Mine was a baptism based on a personal decision. And it was baptism by full immersion in water. It’s called Believers Baptism, a reference to the fact that you need to be able to believe first before you’re baptized. There is a whole theology around why this is the “right” kind of baptism. Like all theology, it grows out of a particular reading of the Bible, mixed in with lots of history and tradition and firm opinions.
That’s very different from the kind of baptism we see around here. More often than not, we are baptizing babies and children. We place a small amount of water on their foreheads. No immersion here. And this too is based on a particular reading of the Bible, mixed in with lots of history and tradition and firm opinions.
So who’s right? That’s a question with a very long history.
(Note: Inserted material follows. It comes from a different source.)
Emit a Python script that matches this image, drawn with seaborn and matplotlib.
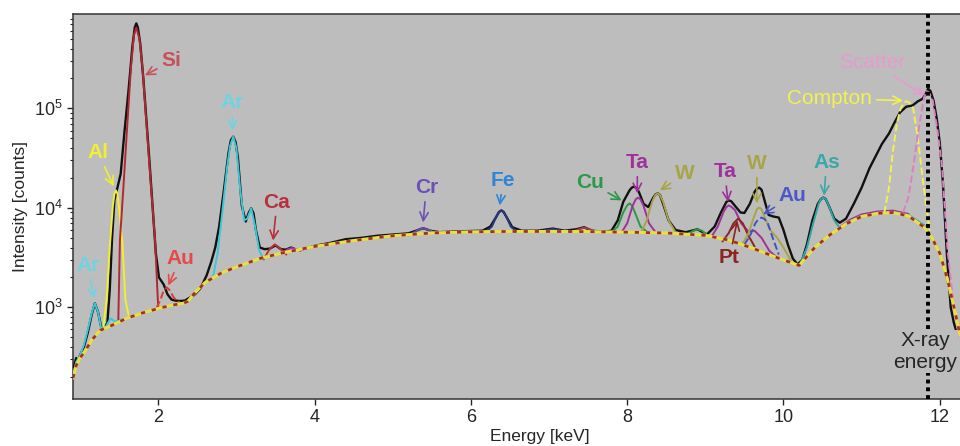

That’s a question over which blood has been spilled and people excommunicated.
After I was ordained, I remember a conversation with my dad in which he was trying to understand how someone raised with Believer’s Baptism, someone who had experienced it personally, could possibly be baptizing babies. And so we talked about the Bible and tradition. We talked about what baptism means. We talked about what we think happens to a person in baptism. We talked and talked and talked. And at the end of all of that talking… we agreed to disagree.
So, what do you think? What does baptism mean? What happens to the person being baptized? I know folks who love to debate questions like that. I used to be one of them, right in the thick of those debates. But I tired of such conversations a long time ago because I understood what those arguments were really about. Most arguments about theology, it seems to me, are attempts to make divine things fit into our already conceived worldview. Theological arguments are about defending your own tradition or your history or your preferences. They are about protecting the status quo.
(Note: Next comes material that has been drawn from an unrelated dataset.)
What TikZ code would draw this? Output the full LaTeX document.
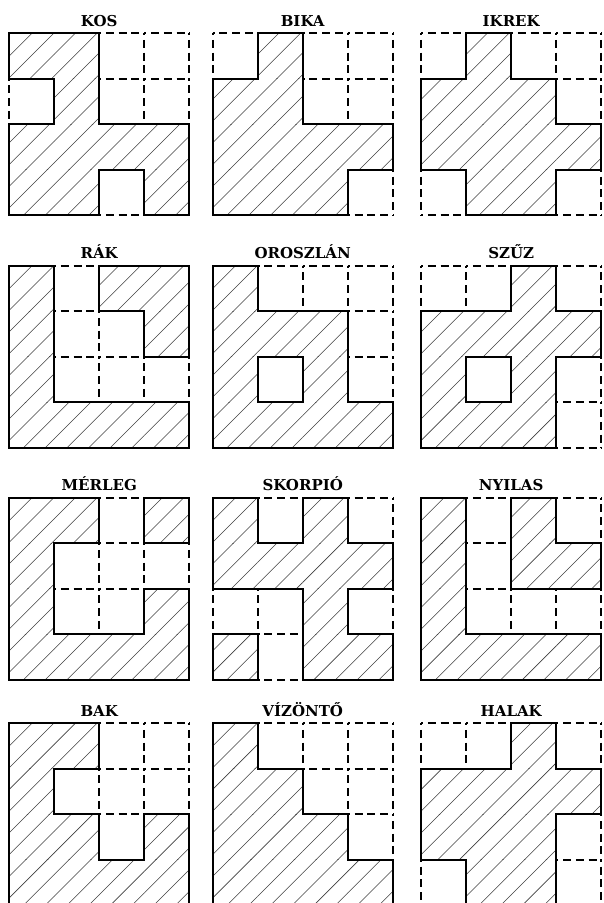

Now, please don’t misunderstand what I’m trying to say. I’m not saying that good theology is not important. It’s just that theological discussions so rarely happen with open hearts and minds. And while many claim to have the Bible as their source, many also do all kinds of intellectual acrobatics in order to make the Bible say what they want it to say, instead of letting the words of Scripture challenge and mold us.
Today’s reading from the book of Matthew does challenges some sincerely held beliefs about baptism and about who Jesus was and about what it is he came to do.
Matthew writes: “Then Jesus came from Galilee to John at the Jordan, to be baptized by him.” What a seemingly innocuous statement. Except that it’s anything but innocuous. You see, in the Judaism practiced in ancient Palestine, to be baptized by someone meant that you were submitting to his authority; that you were literally becoming her disciple. So, what on earth was Jesus, who is Lord of all, doing submitting to anyone’s authority or becoming anyone’s disciple?
In addition, John was preaching about baptism as a sign of repentance of sins. And yet the book of Hebrews declares that Jesus was “one who in every respect has been tested as we are, yet without sin.” (Hebrews 4:15) So what on earth was Jesus doing participating in a ritual of repentance? Didn’t that send the wrong message about the Sinless One?
Hi cousin John very clearly understands the problematic nature of Jesus’s request and protests: “I need to be baptized by you, and do you come to me?” John gets the dissonance. John understands how this challenges the dominant theology of the day. But Jesus replies: “Let it be so now, for it is proper for us in this way to fulfill all righteousness.”
This shocking story does not fit easily into anyone’s theology of baptism. And it certainly messes with our Christology – our beliefs about Christ. In fact, the early church found this story to be a huge embarrassment and mostly ignored it. We no longer ignore it, but we do all sorts of theological acrobatics in order to make this story fit into our beloved systems. We say things like “Well, Jesus was just going through the motions, but he didn’t really need to repent.” Or we say, “Jesus might have been baptized by his cousin, but he certainly did notsubmit to his authority.” These are arguments from silence – a particularly weak way to make one’s point.
But theology is not arithmetic. When talking about the Divine, one plus one rarely equals two. Our problem is that we have superimposed our Western assumptions about the nature of truth onto what is actually a living, breathing, dynamic relationship called faith. And when we do that, we often miss the transformative truth of who Jesus was and how he came to remake this world.
Did Jesus need to repent? Did he submit to his cousin’s authority? To get lost debating those questions misses the more important point all together.
The River Jordan, where Jesus was baptized, empties into the Dead Sea. And the surface of the Dead Sea is the lowest place on the surface of planet Earth. And that details sets the stage for introducing the main point about the Baptism of Jesus.
You see, this is not so much a story about what happened in the water that day as it is about shared human experience. This is a tale of flesh and blood, tears and pain, laughter and hope. This is a story about the Incarnation. This is another scandalous tale about how far down God would come to meet us where we are; to identify with us fully in our messy, complicated, sinful human condition. This story dares us to ask: did Jesus only pretend to be one of us or did he come all the way down, into the mud and silt of this beautiful but broken world.
The blessed waters of baptism are many things to many people. Folks may argue about those meanings if they wish. But I am satisfied with this meaning alone: these waters are physical reminders of the fathomless love of God.
In a few moments you will be invited to come forward, if our wish, to receive some water on your head and to hear these words: “Remember your baptism and be thankful.” Some of us can actually remember it. Many others cannot. You’re not really coming to remember an event. You’re coming to remember a love that would go to any length, descend to any depth, take on any ugliness… in order to raise us up.